The company will provide a total of ¥37bn (£195m) between April 2004 and March 2006 to Fujitsu, Mitsubishi, Motorola Japan, NEC, Panasonic and Sharp.
The money will be used towards development work on handsets that run the Symbian and Linux operating systems and are compatible with its WCDMA (Wideband Code Division Multiple Access)-based Foma service and the yet-to-be-launched HSDPA (high-speed downlink packet access) data communications technology.
HSDPA increases the downstream data speed from 384Kbps (bits per second) to up to 14Mbps, and NTT DoCoMo hopes to launch a service based on the technology in 2005.
By providing the money, NTT DoCoMo helps manufacturers reduce their own development costs on what are becoming increasingly expensive handsets and also gets shared ownership of the technology developed. This is hoped to speed further development in the future, the company said.

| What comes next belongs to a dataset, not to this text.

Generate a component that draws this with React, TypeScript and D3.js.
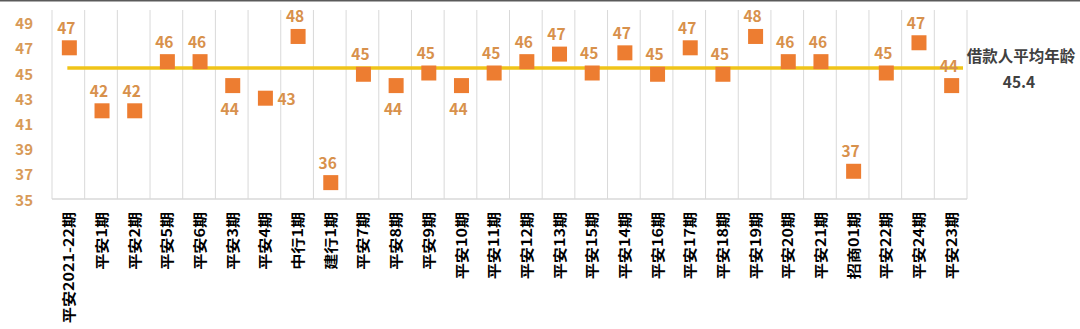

With the exception of Motorola, the five companies are the same ones that have been supplying handsets to NTT DoCoMo for its Foma service to date. The same five companies are to launch an upgraded range of Foma terminals in early 2004.
The addition of Motorola confirms that the US-based company is developing a handset for NTT DoCoMo. The Japanese carrier has not sold any foreign-designed or foreign-made handsets since it discontinued a model from Nokia several years ago.
There is a possibility that Sony Ericsson will join the list at a later date.
NTT DoCoMo launched its Foma service in October 2001, which initially failed to attract a large number of subscribers because potential customers were put off by a small selection of bulky handsets with short battery life.
A new range of telephones launched at the beginning of this year proved a turning point for Foma and subscriptions began rising steadily. The service had 1.7 million subscribers earlier this month.